Tak hanya di industri game, keputusan pemerintah Indonesia dan Tiongkok terkait industri esports juga punya kesamaan. Keduanya sama-sama mendukung esports. Hanya saja, lagi-lagi, dukungan yang diberikan oleh pemerintah Indonesia dan Tiongkok pada pelaku industri esports berbeda.

Di Tiongkok, salah satu dukungan pemerintah pusat pada pelaku industri esports adalah dengan menyatakan pemain profesional sebagai pekerjaan resmi. Semantara itu, pemerintah lokal justru tidak segan untuk mengucurkan dana demi mengembangkan fasilitas esports. Shanghai menjadi salah satu kota yang peduli akan ekosistem esports. Pada 2019, pemerintah lokal Shanghai bahkan menyatakan keinginan mereka untuk menjadikan Shanghai sebagai "ibukota esports". Mereka berharap untuk merealisasikan rencana itu dalam waktu 3-5 tahun ke depan.

Shanghai bukan satu-satunya kota yang peduli akan industri esports. Pemerintah Huangzhou juga menunjukkan ketertarikan untuk menjadikan kota turis itu sebagai pusat esports. Untuk itu, pemerintah Huangzhou menyiapkan US$280 juta untuk membangun komplek esports seluas 360 ribu meter persegi. Keputusan pemerintah Huangzhou ini mendorong LGD Gaming dan Allied Gaming untuk membuka kantor di komplek tersebut. LGD Gaming merupakan organisasi esports yang punya beberapa tim sukses, termasuk tim League of Legends. Sementara Allied Gaming mengoperasikan jaringan esports di Tiongkok. Hal ini menunjukkan sinergi antara pemerintah dengan pelaku swasta dari industri esports, bagaimana pemerintah bisa menunjukkan dukungan secara nyata pada pelaku esports.

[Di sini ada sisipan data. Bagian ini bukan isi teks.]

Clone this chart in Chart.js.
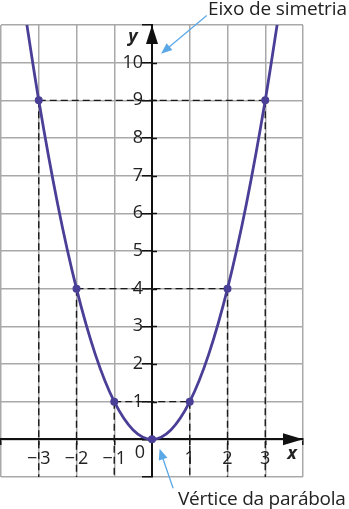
<!DOCTYPE html>
<html>
<head>
<meta charset="utf-8">
<script src="https://cdn.jsdelivr.net/npm/chart.js@4.4.1/dist/chart.umd.min.js"></script>
<style>
  html, body { margin: 0; padding: 0; background: #fff; overflow: hidden; }
  #wrap { width: 352px; height: 509px; position: absolute; left: -3px; top: 0; }
</style>
</head>
<body>
<div id="wrap"><canvas id="grafico"></canvas></div>
<script>
// parabola y = x^2
const curveX = [-3.4, -3, -2.5, -2, -1.5, -1, -0.5, 0, 0.5, 1, 1.5, 2, 2.5, 3, 3.4];
const curveY = [11.56, 9, 6.25, 4, 2.25, 1, 0.25, 0, 0.25, 1, 2.25, 4, 6.25, 9, 11.56];

// marked points
const markX = [-3, -2, -1, 0, 1, 2, 3];
const markY = [9, 4, 1, 0, 1, 4, 9];

// tick labels
const xTickValues = [-3, -2, -1, 1, 2, 3];
const xTickLabels = ['\u2212\u20093', '\u2212\u20092', '\u2212\u20091', '1', '2', '3'];
const yTickValues = [1, 2, 3, 4, 5, 6, 7, 8, 9, 10];
const yTickLabels = ['1', '2', '3', '4', '5', '6', '7', '8', '9', '10'];

const PURPLE = '#4a3f96';
const BLUE = '#5ba8e6';
const FONT = '"Open Sans", "Noto Sans", sans-serif';

// dashed guides from each marked point to the axes
const guides = [];
markX.forEach((mx, i) => {
    const my = markY[i];
    if (mx === 0) return;
    guides.push([{ x: mx, y: my }, { x: mx, y: -1 }]);
    if (mx > 0) guides.push([{ x: -mx, y: my }, { x: mx, y: my }]);
});

const guideSets = guides.map(g => ({
    type: 'line',
    data: g,
    borderColor: '#1a1a1a',
    borderWidth: 1.4,
    borderDash: [7, 4],
    pointRadius: 0,
    order: 3
}));

function arrow(ctx, x1, y1, x2, y2, len, half) {
    const a = Math.atan2(y2 - y1, x2 - x1);
    ctx.beginPath();
    ctx.moveTo(x1, y1);
    ctx.lineTo(x2 - Math.cos(a) * len * 0.6, y2 - Math.sin(a) * len * 0.6);
    ctx.stroke();
    ctx.beginPath();
    ctx.moveTo(x2, y2);
    ctx.lineTo(x2 - Math.cos(a) * len + Math.sin(a) * half, y2 - Math.sin(a) * len - Math.cos(a) * half);
    ctx.lineTo(x2 - Math.cos(a) * len - Math.sin(a) * half, y2 - Math.sin(a) * len + Math.cos(a) * half);
    ctx.closePath();
    ctx.fill();
}

// text squeezed or spread to a given width
function fitText(ctx, txt, xRight, y, width) {
    ctx.letterSpacing = '0px';
    const w = ctx.measureText(txt).width;
    ctx.letterSpacing = ((width - w) / (txt.length - 1)).toFixed(2) + 'px';
    ctx.textAlign = 'left';
    ctx.fillText(txt, xRight - width, y);
    ctx.letterSpacing = '0px';
}

const extras = {
    id: 'extras',
    afterDraw(chart) {
        const { ctx, chartArea } = chart;
        const sx = chart.scales.x, sy = chart.scales.y;
        const x0 = sx.getPixelForValue(0);
        const y0 = sy.getPixelForValue(0);
        ctx.save();

        // short tick stubs on the other side of the y axis
        ctx.strokeStyle = '#111';
        ctx.lineWidth = 1.5;
        yTickValues.forEach(v => {
            const py = Math.round(sy.getPixelForValue(v)) + 0.5;
            ctx.beginPath(); ctx.moveTo(x0, py); ctx.lineTo(x0 + 5, py); ctx.stroke();
        });

        // axis arrow heads
        ctx.fillStyle = '#111';
        ctx.beginPath();
        ctx.moveTo(x0, chartArea.top);
        ctx.lineTo(x0 - 6, chartArea.top + 19);
        ctx.lineTo(x0 + 6, chartArea.top + 19);
        ctx.closePath();
        ctx.fill();
        ctx.beginPath();
        ctx.moveTo(chartArea.right, y0);
        ctx.lineTo(chartArea.right - 20, y0 - 6);
        ctx.lineTo(chartArea.right - 20, y0 + 6);
        ctx.closePath();
        ctx.fill();

        // axis names and origin
        ctx.fillStyle = '#222';
        ctx.textAlign = 'center';
        ctx.textBaseline = 'middle';
        ctx.font = 'italic bold 18px ' + FONT;
        ctx.fillText('y', x0 - 19, chartArea.top + 12);
        ctx.fillText('x', chartArea.right - 11, y0 + 15);
        ctx.font = '18px ' + FONT;
        ctx.fillText('0', x0 - 12, y0 + 14);

        // callouts (canvas is shifted 3px left in the page)
        ctx.textBaseline = 'alphabetic';
        ctx.font = '19px ' + FONT;
        fitText(ctx, 'Eixo de simetria', 350, 15, 139);
        fitText(ctx, 'V\u00e9rtice da par\u00e1bola', 349, 505, 168);

        ctx.strokeStyle = BLUE;
        ctx.fillStyle = BLUE;
        ctx.lineWidth = 1.3;
        arrow(ctx, sx.getPixelForValue(1.45), sy.getPixelForValue(11.25),
            sx.getPixelForValue(0.24), sy.getPixelForValue(10.24), 11, 4.5);
        arrow(ctx, sx.getPixelForValue(0.56), sy.getPixelForValue(-1.3),
            sx.getPixelForValue(0.2), sy.getPixelForValue(-0.25), 11, 4.5);
        ctx.restore();
    }
};

const ctx = document.getElementById('grafico').getContext('2d');

new Chart(ctx, {
    type: 'line',
    data: {
        datasets: [
            {
                data: markX.map((v, i) => ({ x: v, y: markY[i] })),
                showLine: false,
                pointRadius: 4,
                pointBackgroundColor: PURPLE,
                pointBorderWidth: 0,
                order: 1
            },
            {
                data: curveX.map((v, i) => ({ x: v, y: curveY[i] })),
                borderColor: PURPLE,
                borderWidth: 2.8,
                cubicInterpolationMode: 'monotone',
                pointRadius: 0,
                order: 2
            },
            ...guideSets
        ]
    },
    options: {
        responsive: true,
        maintainAspectRatio: false,
        animation: false,
        layout: { padding: { left: 1, top: 25, right: 46, bottom: 32 } },
        plugins: { legend: { display: false }, tooltip: { enabled: false } },
        scales: {
            x: {
                type: 'linear',
                min: -4,
                max: 4,
                position: { y: 0 },
                afterFit: s => { s.height = 0; s.paddingLeft = 0; s.paddingRight = 0; },
                grid: { color: '#a9a9a9', lineWidth: 1.5, tickLength: 5, tickColor: '#111' },
                border: { display: true, color: '#111', width: 2 },
                ticks: {
                    stepSize: 1,
                    autoSkip: false,
                    maxRotation: 0,
                    padding: 4,
                    color: '#222',
                    font: { family: FONT, size: 18 },
                    callback: v => {
                        const i = xTickValues.indexOf(v);
                        return i < 0 ? '' : xTickLabels[i];
                    }
                }
            },
            y: {
                type: 'linear',
                min: -1,
                max: 11,
                position: { x: 0 },
                afterFit: s => { s.width = 0; s.paddingTop = 0; s.paddingBottom = 0; },
                grid: { color: '#a9a9a9', lineWidth: 1.5, tickLength: 9, tickColor: '#111' },
                border: { display: true, color: '#111', width: 2 },
                ticks: {
                    stepSize: 1,
                    autoSkip: false,
                    padding: 4,
                    color: '#222',
                    font: { family: FONT, size: 18 },
                    // the label sits on the axis line, so push it left with an en space
                    callback: v => {
                        const i = yTickValues.indexOf(v);
                        return i < 0 ? '' : yTickLabels[i] + '\u2002';
                    }
                }
            }
        }
    },
    plugins: [extras]
});
</script>
</body>
</html>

Chongqing Zhongxian E-Sports Stadium. | Sumber: SCMP

Pada Januari 2021, pemerintah Shanghai memamerkan desain dari esports hub yang hendak mereka bangun. Esports hub yang dinamai Shanghai International New Cultural and Creative Esports Center ini akan dibuka pada 2024. Untuk membangun fasilitas seluas 500 ribu meter persegi ini, pemerintah Shanghai menggelontorkan uang sebanyak US$900 juta. Salah satu fungsi esports hub itu adalah untuk menjadi tempat diselenggarakannya turnamen esports. Memang, esports hub tersebut dapat menampung penonton hingga enam ribu orang. Setelah esports hub ini jadi, ia akan menjadi salah satu stadion esports terbesar di dunia. Sejauh ini, kebanyakan stadion khusus esports punya kapasitas kurang dari enam ribu orang. Sebagai perbandingan, Esports Stadium Arlington, stadion esports terbesar di Amerika Utara, hanya memiliki kapasitas 2,5 ribu penonton.

Dua fasilitas tadi bukan stadion khusus esports pertama yang dibangun di Tiongkok. Pada 2018, di Tiongkok, telah dibangun Chongqing Zhongxian E-Sports Stadium, yang memiliki kapasitas 7 ribu orang. Stadion ini juga dilengkapi dengan plaza di bagian luar yang bisa menampung hingga 13 ribu orang. Para penonton yang ada di luar akan bisa menonton jalannya pertandingan melalui layar LED raksasa yang terpasang pada dinding luar stadion.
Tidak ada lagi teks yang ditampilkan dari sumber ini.